# Goal
Copy all the data exactly, except the pictures.

# Data section

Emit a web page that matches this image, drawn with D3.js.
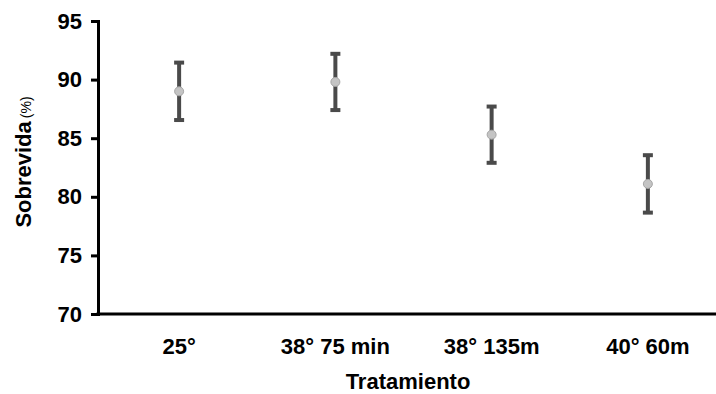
<!DOCTYPE html>
<html>
<head>
<meta charset="utf-8">
<script src="https://cdn.jsdelivr.net/npm/d3@7"></script>
<style>
  html, body { margin: 0; padding: 0; background: #fff; }
  svg { display: block; font-family: "Liberation Sans", Arial, sans-serif; }
</style>
</head>
<body>
<svg id="chart" width="716" height="394"></svg>
<script>
// Survival (%) per treatment, with error bar half-widths
const categories = ["25°", "38° 75 min", "38° 135m", "40° 60m"];
const survival = [89.0, 89.8, 85.3, 81.1];
const errors = [2.45, 2.4, 2.4, 2.45];
const yTicks = [70, 75, 80, 85, 90, 95];

const svg = d3.select("#chart");
const plotLeft = 98, plotTop = 21, plotBottom = 314, plotRight = 726;
const fontSize = "22px";

const x = d3.scaleBand().domain(categories).range([plotLeft + 3, plotRight]).padding(0);
const y = d3.scaleLinear().domain([70, 95]).range([plotBottom, plotTop]);

// Y axis
const yAxis = svg.append("g")
  .attr("transform", `translate(${plotLeft},0)`)
  .call(d3.axisLeft(y).tickValues(yTicks).tickSize(7).tickPadding(9).tickFormat(d3.format("d")));
yAxis.select(".domain").attr("stroke", "#000").attr("stroke-width", 3);
yAxis.selectAll(".tick line").attr("stroke", "#000").attr("stroke-width", 3);
yAxis.selectAll(".tick text")
  .attr("fill", "#000").style("font-size", fontSize).style("font-weight", "bold")
  .style("font-family", "'Liberation Sans', Arial, sans-serif");

// X axis (no tick marks)
const xAxis = svg.append("g")
  .attr("transform", `translate(0,${plotBottom})`)
  .call(d3.axisBottom(x).tickSize(0));
xAxis.select(".domain").attr("stroke", "#000").attr("stroke-width", 3)
  .attr("d", `M${plotLeft - 1.5},0H716`);
xAxis.selectAll(".tick text")
  .attr("y", 40).attr("dy", 0)
  .attr("fill", "#000").style("font-size", fontSize).style("font-weight", "bold")
  .style("font-family", "'Liberation Sans', Arial, sans-serif");

// Axis titles
svg.append("text")
  .attr("x", 408)
  .attr("y", 389)
  .attr("text-anchor", "middle")
  .style("font-size", fontSize).style("font-weight", "bold")
  .text("Tratamiento");

const yTitle = svg.append("text")
  .attr("transform", `translate(31,162) rotate(-90)`)
  .attr("text-anchor", "middle");
yTitle.append("tspan").style("font-size", fontSize).style("font-weight", "bold").text("Sobrevida");
yTitle.append("tspan").style("font-size", "14px").attr("dx", 3).text("(%)");

// Error bars
const data = categories.map((c, i) => ({ c, v: survival[i], e: errors[i] }));
const g = svg.append("g");
const cx = d => x(d.c) + x.bandwidth() / 2;
const capW = 5;

g.selectAll("line.stem").data(data).join("line")
  .attr("x1", cx).attr("x2", cx)
  .attr("y1", d => y(d.v + d.e)).attr("y2", d => y(d.v - d.e))
  .attr("stroke", "#4a4a4a").attr("stroke-width", 4);
g.selectAll("line.capTop").data(data).join("line")
  .attr("x1", d => cx(d) - capW).attr("x2", d => cx(d) + capW)
  .attr("y1", d => y(d.v + d.e)).attr("y2", d => y(d.v + d.e))
  .attr("stroke", "#4a4a4a").attr("stroke-width", 4);
g.selectAll("line.capBot").data(data).join("line")
  .attr("x1", d => cx(d) - capW).attr("x2", d => cx(d) + capW)
  .attr("y1", d => y(d.v - d.e)).attr("y2", d => y(d.v - d.e))
  .attr("stroke", "#4a4a4a").attr("stroke-width", 4);

// Mean markers
g.selectAll("circle").data(data).join("circle")
  .attr("cx", cx).attr("cy", d => y(d.v)).attr("r", 4.5)
  .attr("fill", "#c4c4c4").attr("stroke", "#a6a6a6").attr("stroke-width", 1);
</script>
</body>
</html>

# Exercise solution
Emit a web page that matches this image, drawn with D3.js.
<!DOCTYPE html>
<html>
<head>
<meta charset="utf-8">
<script src="https://cdn.jsdelivr.net/npm/d3@7"></script>
<style>
  html, body { margin: 0; padding: 0; background: #fff; }
  svg { display: block; font-family: "Liberation Sans", Arial, sans-serif; }
</style>
</head>
<body>
<svg id="chart" width="716" height="394"></svg>
<script>
// Survival (%) per treatment, with error bar half-widths
const categories = ["25°", "38° 75 min", "38° 135m", "40° 60m"];
const survival = [89.0, 89.8, 85.3, 81.1];
const errors = [2.45, 2.4, 2.4, 2.45];
const yTicks = [70, 75, 80, 85, 90, 95];

const svg = d3.select("#chart");
const plotLeft = 98, plotTop = 21, plotBottom = 314, plotRight = 726;
const fontSize = "22px";

const x = d3.scaleBand().domain(categories).range([plotLeft + 3, plotRight]).padding(0);
const y = d3.scaleLinear().domain([70, 95]).range([plotBottom, plotTop]);

// Y axis
const yAxis = svg.append("g")
  .attr("transform", `translate(${plotLeft},0)`)
  .call(d3.axisLeft(y).tickValues(yTicks).tickSize(7).tickPadding(9).tickFormat(d3.format("d")));
yAxis.select(".domain").attr("stroke", "#000").attr("stroke-width", 3);
yAxis.selectAll(".tick line").attr("stroke", "#000").attr("stroke-width", 3);
yAxis.selectAll(".tick text")
  .attr("fill", "#000").style("font-size", fontSize).style("font-weight", "bold")
  .style("font-family", "'Liberation Sans', Arial, sans-serif");

// X axis (no tick marks)
const xAxis = svg.append("g")
  .attr("transform", `translate(0,${plotBottom})`)
  .call(d3.axisBottom(x).tickSize(0));
xAxis.select(".domain").attr("stroke", "#000").attr("stroke-width", 3)
  .attr("d", `M${plotLeft - 1.5},0H716`);
xAxis.selectAll(".tick text")
  .attr("y", 40).attr("dy", 0)
  .attr("fill", "#000").style("font-size", fontSize).style("font-weight", "bold")
  .style("font-family", "'Liberation Sans', Arial, sans-serif");

// Axis titles
svg.append("text")
  .attr("x", 408)
  .attr("y", 389)
  .attr("text-anchor", "middle")
  .style("font-size", fontSize).style("font-weight", "bold")
  .text("Tratamiento");

const yTitle = svg.append("text")
  .attr("transform", `translate(31,162) rotate(-90)`)
  .attr("text-anchor", "middle");
yTitle.append("tspan").style("font-size", fontSize).style("font-weight", "bold").text("Sobrevida");
yTitle.append("tspan").style("font-size", "14px").attr("dx", 3).text("(%)");

// Error bars
const data = categories.map((c, i) => ({ c, v: survival[i], e: errors[i] }));
const g = svg.append("g");
const cx = d => x(d.c) + x.bandwidth() / 2;
const capW = 5;

g.selectAll("line.stem").data(data).join("line")
  .attr("x1", cx).attr("x2", cx)
  .attr("y1", d => y(d.v + d.e)).attr("y2", d => y(d.v - d.e))
  .attr("stroke", "#4a4a4a").attr("stroke-width", 4);
g.selectAll("line.capTop").data(data).join("line")
  .attr("x1", d => cx(d) - capW).attr("x2", d => cx(d) + capW)
  .attr("y1", d => y(d.v + d.e)).attr("y2", d => y(d.v + d.e))
  .attr("stroke", "#4a4a4a").attr("stroke-width", 4);
g.selectAll("line.capBot").data(data).join("line")
  .attr("x1", d => cx(d) - capW).attr("x2", d => cx(d) + capW)
  .attr("y1", d => y(d.v - d.e)).attr("y2", d => y(d.v - d.e))
  .attr("stroke", "#4a4a4a").attr("stroke-width", 4);

// Mean markers
g.selectAll("circle").data(data).join("circle")
  .attr("cx", cx).attr("cy", d => y(d.v)).attr("r", 4.5)
  .attr("fill", "#c4c4c4").attr("stroke", "#a6a6a6").attr("stroke-width", 1);
</script>
</body>
</html>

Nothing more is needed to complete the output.